A recent study shows that more South African consumers are choosing to use generic drugs over their branded equivalents, resulting in huge savings.
In its most recent Medicines Review, Mediscor, a pharmaceutical benefit manager, says that the use of generics has risen to 56.3 percent, with a steady increase over the last five years.
Taking a basket of 200 of the most prescribed medicines in the private health sector, and across two million lives, a Mediscor study showed that the difference in price between an original medicine and the average generic medicine is 45.2 percent while a comparison between the original and the least expensive generic is 55.9 percent.
Generics, which become available when patents on their branded equivalents expire, are essentially copies of brand-name drugs, containing the same active ingredient but costing much less.
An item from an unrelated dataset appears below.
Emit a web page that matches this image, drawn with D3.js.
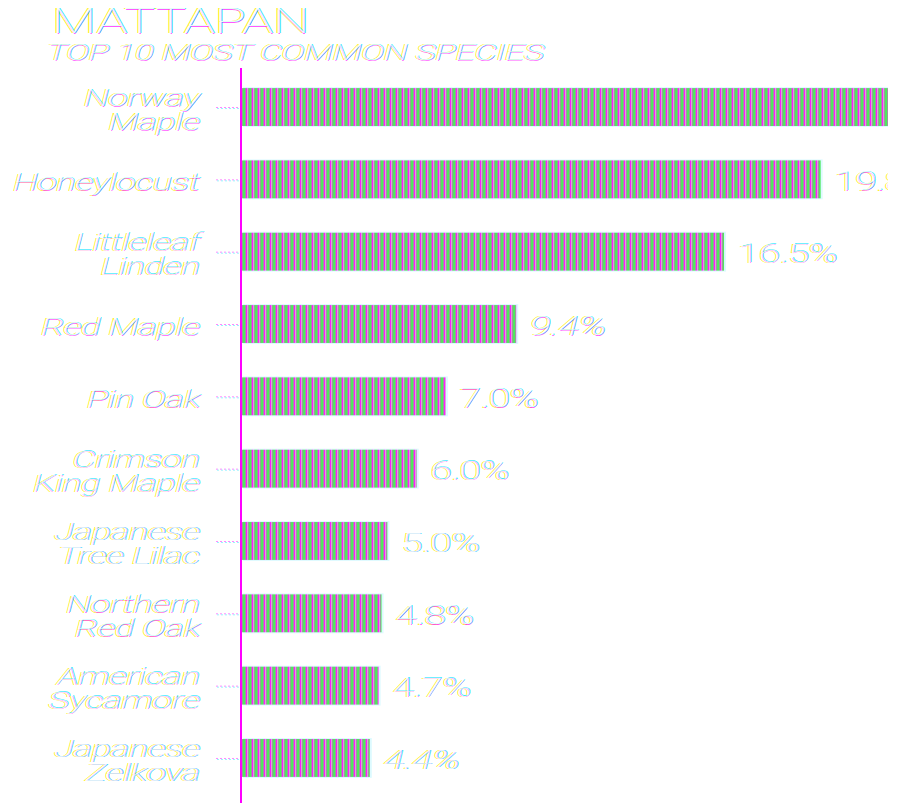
<!DOCTYPE html>
<html>
<head>
<meta charset="utf-8">
<script src="https://cdn.jsdelivr.net/npm/d3@7"></script>
<style>
  body { margin: 0; background: #fff; }
  svg { display: block; }
  text { font-family: "Roboto", "Lato", sans-serif; font-weight: 100; }
</style>
</head>
<body>
<svg id="chart"></svg>
<script>
const species = ["Norway Maple", "Honeylocust", "Littleleaf Linden", "Red Maple", "Pin Oak",
  "Crimson King Maple", "Japanese Tree Lilac", "Northern Red Oak", "American Sycamore", "Japanese Zelkova"];
const labelLines = [["Norway", "Maple"], ["Honeylocust"], ["Littleleaf", "Linden"], ["Red Maple"], ["Pin Oak"],
  ["Crimson", "King Maple"], ["Japanese", "Tree Lilac"], ["Northern", "Red Oak"], ["American", "Sycamore"], ["Japanese", "Zelkova"]];
const shares = [22.1, 19.8, 16.5, 9.4, 7.0, 6.0, 5.0, 4.8, 4.7, 4.4];
const italicValue = [false, false, false, true, false, false, false, false, false, true];

const title = "MATTAPAN";
const subtitle = "TOP 10 MOST COMMON SPECIES";

const width = 888, height = 803;
const svg = d3.select("#chart").attr("width", width).attr("height", height);

const x = d3.scaleLinear()
    .domain([0, d3.max(shares)])
    .range([241, width]);

const y = d3.scaleBand()
    .domain(species)
    .range([70, 795])
    .paddingInner(0.476)
    .paddingOuter(0.25);

// striped fill
const defs = svg.append("defs");
const pat = defs.append("pattern")
    .attr("id", "stripes")
    .attr("patternUnits", "userSpaceOnUse")
    .attr("width", 6).attr("height", 10);
pat.append("rect").attr("x", 0).attr("width", 6).attr("height", 10).attr("fill", "#9b9b9b");
pat.append("rect").attr("x", 0).attr("width", 1).attr("height", 10).attr("fill", "#ff1aff");
pat.append("rect").attr("x", 1).attr("width", 1).attr("height", 10).attr("fill", "#d9a3d9");
pat.append("rect").attr("x", 3).attr("width", 2).attr("height", 10).attr("fill", "#4fe85e");

// text with colour fringes
function glitchText(parent, tx, ty, str, o) {
    const g = parent.append("g").attr("transform", `translate(${tx},${ty})`);
    const inner = g.append("g").attr("transform", `scale(${o.sx || 1.3},1)`);
    const layers = [
        {c: "#ffee00", dx: -1.0, dy: 0.3, op: 0.8},
        {c: "#ff22ff", dx: 0.5, dy: 0.5, op: 0.75},
        {c: "#00e5ff", dx: 0.9, dy: -0.3, op: 0.75},
        {c: "#ffffff", dx: 0, dy: 0, op: 0.9}
    ];
    layers.forEach(l => {
        inner.append("text")
            .attr("x", l.dx).attr("y", l.dy)
            .attr("text-anchor", o.anchor || "start")
            .attr("font-size", o.size)
            .attr("font-style", o.italic ? "italic" : "normal")
            .attr("fill", l.c)
            .attr("fill-opacity", l.op)
            .text(str);
    });
    return g;
}

// title
glitchText(svg, 52, 33, title, {size: 36, sx: 1.43});
glitchText(svg, 47, 60, subtitle, {size: 22, sx: 1.57, italic: true});

// axis line
svg.append("line")
    .attr("x1", x(0)).attr("x2", x(0))
    .attr("y1", 68).attr("y2", height)
    .attr("stroke", "#ff00ff")
    .attr("stroke-width", 2);

// bars
const bars = svg.append("g");
bars.selectAll("rect.shadow")
    .data(species)
    .join("rect")
    .attr("class", "shadow")
    .attr("x", x(0) + 2)
    .attr("y", d => y(d) - 1)
    .attr("width", (d, i) => x(shares[i]) - x(0))
    .attr("height", y.bandwidth() + 2)
    .attr("fill", "#c6f6ff")
    .attr("opacity", 0.6);

bars.selectAll("rect.bar")
    .data(species)
    .join("rect")
    .attr("class", "bar")
    .attr("x", x(0) + 1)
    .attr("y", d => y(d))
    .attr("width", (d, i) => x(shares[i]) - x(0) - 1)
    .attr("height", y.bandwidth())
    .attr("fill", "url(#stripes)");

// ticks
const ticks = svg.append("g");
species.forEach(d => {
    const cy = y(d) + y.bandwidth() / 2;
    ticks.append("line")
        .attr("x1", 216).attr("x2", x(0) - 2)
        .attr("y1", cy + 0.5).attr("y2", cy + 0.5)
        .attr("stroke", "#ff88ff")
        .attr("stroke-width", 1)
        .attr("stroke-dasharray", "2,2");
    ticks.append("line")
        .attr("x1", 217).attr("x2", x(0) - 2)
        .attr("y1", cy + 1.5).attr("y2", cy + 1.5)
        .attr("stroke", "#99f2ff")
        .attr("stroke-width", 1)
        .attr("stroke-dasharray", "2,2");
});

// category labels
const labels = svg.append("g");
species.forEach((d, i) => {
    const cy = y(d) + y.bandwidth() / 2;
    const lines = labelLines[i];
    const o = {size: 23, sx: 1.55, anchor: "end", italic: true};
    if (lines.length === 1) {
        glitchText(labels, 200, cy + 11, lines[0], o);
    } else {
        glitchText(labels, 200, cy - 1, lines[0], o);
        glitchText(labels, 200, cy + 23, lines[1], o);
    }
});

// value labels
const vals = svg.append("g");
species.forEach((d, i) => {
    const cy = y(d) + y.bandwidth() / 2;
    glitchText(vals, x(shares[i]) + 14, cy + 11, d3.format(".1f")(shares[i]) + "%",
        {size: 26, sx: 1.47, italic: italicValue[i]});
});
</script>
</body>
</html>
“Generics are subject to the same rigorous registration process as branded medicines, but are substantially less costly,” says Vivian Frittelli, the chief executive of the National Association of Pharmaceutical Manufacturers, the organisation that represents generic manufacturers in South Africa.
Courier pharmacies and dispensing general practitioners were key drivers of the increase in utilisation, which includes an increase to 91 percent for the treatment of HIV/Aids and to 86 percent for oncology. The lowest usage was observed in over-the-counter medicines and those dispensed for medical schemes’ prescribed minimum benefit conditions.
Medicine costs in the private sector have increased by an average of 7.09 percent annually since 2014 compared with specialist fees, which increased by 10.9 percent, and hospital costs, which increased by 9.36 percent.
This is a result of the combination of the single exit price, which regulates the cost of medicines, and the increasing use of generics. Mediscor has found that generic medicine equivalents are available for about 73 percent of the drugs measured.